Kısaca Kürt sinemasında iki temel çizginin ve anlayışın öne çıktığını görmekteyiz. Bu durum doğal olarak yapılan festivallere ve filmlere de anlayış düzeyinde yansımaktadır. Bir çizgi daha çok Kapitalist Moderniteye entegre olan, bunun bir sonucu olarak sömürgeci devletler ile arasına mesafe koymayan, teslimiyetçi, dıştan tüm etkilenmelere açık, gelişmeye tabi olmakta ve iradesini egemenlere teslim etmekte gören çizgi ve anlayışken ikinci çizgi ise devrimci, mücadeleci, bütün zorluklara göğüs gerebilen, gücünü halktan alan, bağımsız bir duruş sergileyen, ortaya çıkan bütün engellere rağmen yılmayan, sinemayı bu çizgide geliştirmekte ısrarlı olan anlayış olmaktadır. Belki de önümüzdeki süreçlerde Kürt Sineması ve Kürt Sineması için yapılan Film Festivalleri daha fazla değerlendirilir. Bu alanın nasıl bir gelişim seyri izlediği yakından takip edilebilir.

Tüm bunlarla birlikte Kürt Film Festivalleri Kürt Sinemasının gelişiminde önemli bir yer tutmaktadır. Hiç olmazsa daha fazla filmlerin yapılmasını teşvik etmektedir. Uzun, orta, kısa ve belgesel türü Kürt filmleri olmazsa ve yapılmazsa bu festivallerin yapılmasının da bir anlamı olmamış olur. Zaten bu festivallerde filmlerin yarıştırılmasından çok filmlerin görülmesi, eski-yeni sinemacıların buluşması, birlikte bir tanışma ve tartışma zemini yakalaması, bu vesileyle Kürt Sinemasının sorunlarını irdelemesi ve yaşanan sıkıntıları tespit etmesi önem arz etmektedir.

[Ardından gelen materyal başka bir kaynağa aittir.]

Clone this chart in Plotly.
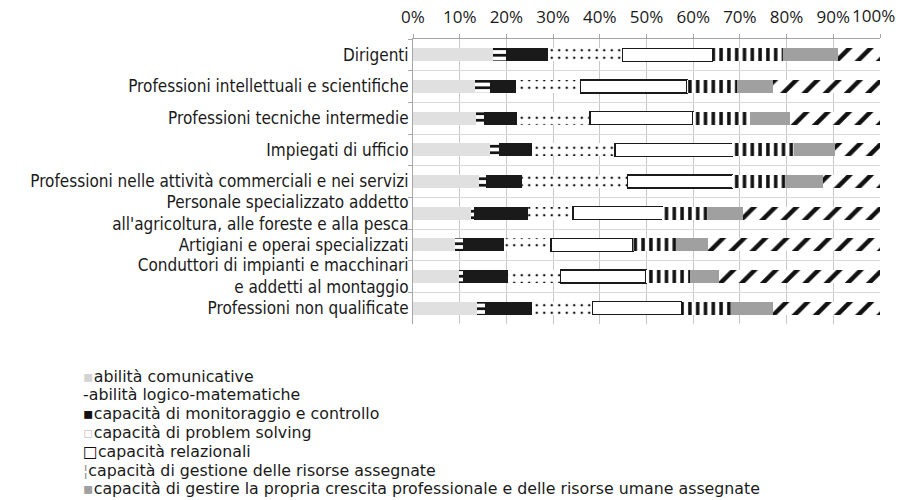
import plotly.graph_objects as go

# Occupational groups (top to bottom)
categories = [
    "Dirigenti",
    "Professioni intellettuali e scientifiche",
    "Professioni tecniche intermedie",
    "Impiegati di ufficio",
    "Professioni nelle attività commerciali e nei servizi",
    "Personale specializzato addetto<br>all'agricoltura, alle foreste e alla pesca",
    "Artigiani e operai specializzati",
    "Conduttori di impianti e macchinari<br>e addetti al montaggio",
    "Professioni non qualificate",
]

# Share of each competence (%) per group
abilita_comunicative = [17.1, 13.2, 13.4, 16.4, 14.1, 12.5, 8.9, 9.8, 13.7]
abilita_logico_matematiche = [2.8, 3.2, 1.7, 2.0, 1.5, 0.5, 1.8, 0.8, 1.7]
monitoraggio_controllo = [9.0, 5.7, 7.2, 7.0, 7.8, 11.6, 8.8, 9.8, 10.0]
problem_solving = [16.0, 13.8, 15.6, 17.8, 22.5, 9.7, 10.0, 11.2, 13.0]
relazionali = [19.2, 22.8, 22.1, 25.2, 22.5, 19.1, 17.6, 18.3, 19.1]
gestione_risorse = [15.2, 10.7, 12.1, 13.2, 11.5, 9.8, 9.3, 9.4, 10.7]
crescita_professionale = [11.8, 7.7, 8.6, 8.8, 7.8, 7.4, 6.8, 6.3, 8.9]
altre_competenze = [8.9, 22.9, 19.3, 9.6, 12.3, 29.4, 36.8, 34.4, 22.9]

tick_values = [0, 10, 20, 30, 40, 50, 60, 70, 80, 90, 100]
tick_labels = [f"{v}%" for v in tick_values]

INK = "#111111"


def hatch(shape, size, solidity):
    return dict(shape=shape, fgcolor=INK, bgcolor="white", fgopacity=1,
                size=size, solidity=solidity)


# name, values, marker, outline width, key swatch (glyph, colour)
series = [
    ("abilità comunicative", abilita_comunicative,
     dict(color="#e0e0e0"), 0, ("▪", "#d4d4d4")),
    ("abilità logico-matematiche", abilita_logico_matematiche,
     dict(color="white", pattern=hatch("-", 6.5, 0.42)), 0, ("-", INK)),
    ("capacità di monitoraggio e controllo", monitoraggio_controllo,
     dict(color="#1a1a1a"), 0, ("▪", INK)),
    ("capacità di problem solving", problem_solving,
     dict(color="white", pattern=hatch(".", 7.5, 0.09)), 0, ("▫", "#cfcfcf")),
    ("capacità relazionali", relazionali,
     dict(color="white"), 1.6, ("□", INK)),
    ("capacità di gestione delle risorse assegnate", gestione_risorse,
     dict(color="white", pattern=hatch("|", 7.8, 0.45)), 0, ("¦", "#9a9a9a")),
    ("capacità di gestire la propria crescita professionale e delle risorse umane assegnate",
     crescita_professionale, dict(color="#a0a0a0"), 0, ("▪", "#a0a0a0")),
    ("altre competenze", altre_competenze,
     dict(color="white", pattern=hatch("/", 15, 0.3)), 0, None),
]

fig = go.Figure()
for name, values, marker, lw, _ in series:
    m = dict(marker)
    m["line"] = dict(width=lw, color="#1a1a1a" if lw else "rgba(0,0,0,0)")
    fig.add_trace(go.Bar(
        y=categories, x=values, name=name, orientation="h",
        marker=m, showlegend=False,
    ))

FONT = "'Open Sans', Lato, sans-serif"
LABEL_FONT = "'DejaVu Sans Condensed', 'Open Sans', sans-serif"
KEY_FONT = "'DejaVu Sans', 'Open Sans', sans-serif"
TICK_SIZE = 17

# plot area in pixels
L, R, T, B = 413, 20, 39, 176
W, H = 900, 500
plot_w = W - L - R
plot_h = H - T - B


def paper_y(py):
    return (H - B - py) / plot_h


annotations = []

# the last percentage label is pulled in so it stays on the page
annotations.append(dict(
    xref="x", yref="paper", x=tick_values[-1], y=paper_y(16),
    xanchor="right", yanchor="middle", xshift=16, showarrow=False,
    borderpad=0,
    text=tick_labels[-1], font=dict(family=FONT, size=TICK_SIZE, color="#1a1a1a"),
))

# compact key below the chart, one line per competence
key_x = (82 - L) / plot_w
key_top, key_step = 376, 18.8
row = 0
for name, _, _, _, swatch in series:
    if swatch is None:
        continue
    glyph, colour = swatch
    annotations.append(dict(
        xref="paper", yref="paper",
        x=key_x, y=paper_y(key_top + row * key_step),
        xanchor="left", yanchor="middle", showarrow=False,
        text=f"<span style='color:{colour}'>{glyph}</span>{name}",
        font=dict(family=KEY_FONT, size=15.8, color="#1a1a1a"),
        borderpad=0,
    ))
    row += 1

fig.update_layout(
    width=W, height=H,
    barmode="stack", bargap=0.59,
    paper_bgcolor="white", plot_bgcolor="white",
    margin=dict(l=L, r=R, t=T, b=B, autoexpand=False),
    font=dict(family=FONT, size=17, color="#1a1a1a"),
    showlegend=False,
    annotations=annotations,
    xaxis=dict(
        side="top", range=[0, 100.001], automargin=False,
        tickvals=tick_values, ticktext=tick_labels[:-1] + [""],
        ticklabelstandoff=4,
        showgrid=True, gridcolor="#c8c8c8", gridwidth=1,
        showline=True, linecolor="#a6a6a6", linewidth=1,
        ticks="outside", ticklen=4, tickcolor="#a6a6a6",
        tickfont=dict(size=TICK_SIZE, color="#1a1a1a"), zeroline=False,
    ),
    yaxis=dict(
        autorange="reversed", type="category", tickson="boundaries",
        automargin=False,
        showgrid=True, gridcolor="#d9d9d9", gridwidth=1,
        showline=True, linecolor="#a6a6a6", linewidth=1,
        ticks="outside", ticklen=4, tickcolor="#a6a6a6",
        tickfont=dict(family=LABEL_FONT, size=17, color="#1a1a1a"),
    ),
)

fig.write_html("out.html")
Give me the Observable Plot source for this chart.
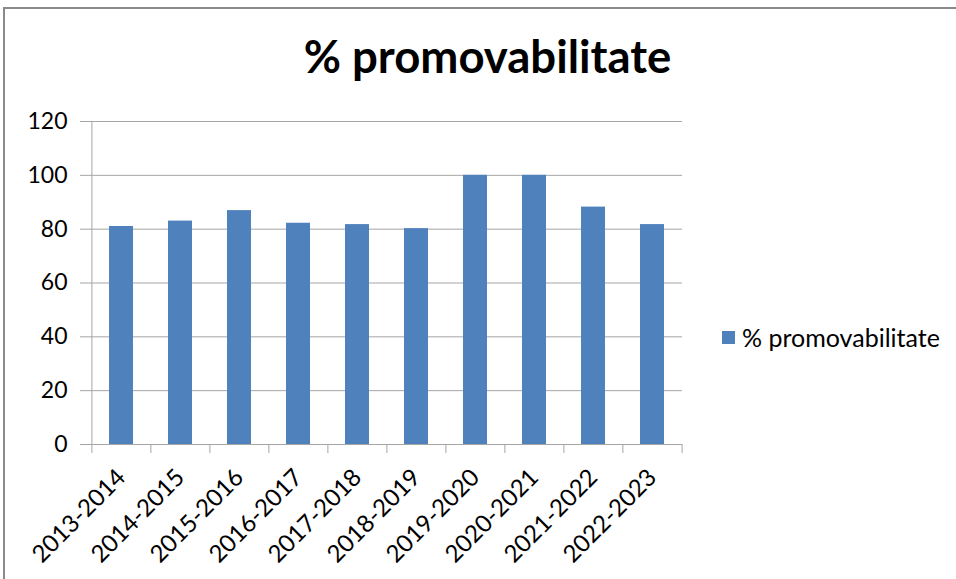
<!DOCTYPE html>
<html>
<head>
<meta charset="utf-8">
<script src="https://cdn.jsdelivr.net/npm/d3@7"></script>
<script src="https://cdn.jsdelivr.net/npm/@observablehq/plot@0.6"></script>
<style>
  html, body { margin: 0; padding: 0; background: #fff; }
  #wrap { position: relative; width: 956px; height: 579px; overflow: hidden; font-family: Lato, "DejaVu Sans", sans-serif; }
  #frame { position: absolute; left: 3px; top: 7px; width: 1000px; height: 700px; border: 2px solid #8a8a8a; box-sizing: border-box; }
  #title { position: absolute; left: 0; width: 975px; top: 29px; text-align: center; font-weight: 700; font-size: 45.5px; line-height: 1.2; color: #000; }
  #chart { position: absolute; left: 0; top: 0; }
  #legend { position: absolute; left: 722px; top: 322px; display: flex; align-items: center; font-size: 25px; color: #000; }
  #legend .sw { width: 13px; height: 13px; background: #4f81bd; margin-right: 7px; }
</style>
</head>
<body>
<div id="wrap">
  <div id="frame"></div>
  <div id="title"></div>
  <div id="chart"></div>
  <div id="legend"><div class="sw"></div><span id="legtext"></span></div>
</div>
<script>
const categories = ["2013-2014", "2014-2015", "2015-2016", "2016-2017", "2017-2018", "2018-2019", "2019-2020", "2020-2021", "2021-2022", "2022-2023"];
const values = [81, 83, 86.9, 82.2, 81.7, 80.2, 100, 100, 88.2, 81.7];
const yTicks = [0, 20, 40, 60, 80, 100, 120];
const seriesName = "% promovabilitate";
const titleText = "% promovabilitate";

const data = categories.map((c, i) => ({year: c, value: values[i]}));

document.getElementById("title").textContent = titleText;
document.getElementById("legtext").textContent = seriesName;

const W = 700, H = 579;
const mL = 90, mR = 18;
const step = (W - mL - mR) / categories.length;
const grid = "#a5a5a5";

const plot = Plot.plot({
  width: W,
  height: H,
  marginLeft: mL,
  marginRight: mR,
  marginTop: 121,
  marginBottom: 135,
  style: {fontFamily: "Lato, sans-serif", fontSize: "23px", color: "#000", background: "transparent", overflow: "visible"},
  x: {domain: categories, paddingInner: 0.6, paddingOuter: 0.3, label: null},
  y: {domain: [0, 120], ticks: yTicks, label: null},
  marks: [
    Plot.gridY(yTicks, {stroke: grid, strokeOpacity: 1, strokeWidth: 1}),
    Plot.barY(data, {x: "year", y: "value", fill: "#4f81bd"}),
    Plot.ruleY([0], {stroke: grid, strokeWidth: 1}),
    Plot.ruleX([categories[0]], {dx: -step / 2, stroke: grid, strokeWidth: 1}),
    Plot.axisY(yTicks, {tickSize: 10, tickPadding: 13, stroke: grid, fill: "#000", fontSize: 23, label: null}),
    Plot.axisX({tickSize: 9, dx: -step / 2, stroke: grid, tickFormat: () => "", label: null}),
    Plot.axisX([categories[categories.length - 1]], {tickSize: 9, dx: step / 2, stroke: grid, tickFormat: () => "", label: null}),
    Plot.axisX({tickSize: 0, tickPadding: 29, tickRotate: -45, fill: "#000", fontSize: 24, label: null})
  ]
});
document.getElementById("chart").appendChild(plot);
</script>
</body>
</html>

Kürt Sineması festivallerden ibaret değildir. Aslında Kürt sinemasından bahsederken festivallerle birlikte ele alınabilecek birçok konu vardır. Aristo mantığıyla düşünürsek eğer süreklileşecek tarzda Kürt Filmleri yapılmazsa Kürt Film Festivallerinde gösterilecek filmler de olmaz. Festivallerin yapılabilmesi için öncelikle filmlerin yapılması gerekir. Bu da daha geniş bir yol haritasını önümüze çıkarır. Sinema yapabilmenin ilk adımı senaryodur. Senaryo, birçok aşamadan sonra tamamlanıp bittikten sonra artık filmlerin çekim aşamasına geçilir. Bu da başlı başına bir süreci ifade eder. Post Prodüksiyon aşaması da zorlu ve itina ile yaklaşılması gereken bir süreçtir. Ancak o zaman sonuçlanan filmlerin gösterim aşamasına geçilebilir ki bunun için sadece Film Festivalleri değil, gösterim salonları ve bir film gösterim stratejisinin de olmasını gerektirir.

Tüm bunlar kendi başına devasa ve örgütlendirilmesi gereken bir alanı ifade eder. Bunun için atılan adımlar sınırlı, cüzi ve yetersizdir. Demokratik Modernite paradigmasıyla sinemaya baktığımızda ise önümüzde büyük bir öncülük sorunu da durmaktadır. Tüm bunlar daha geniş değerlendirmeleri gerekli kılar.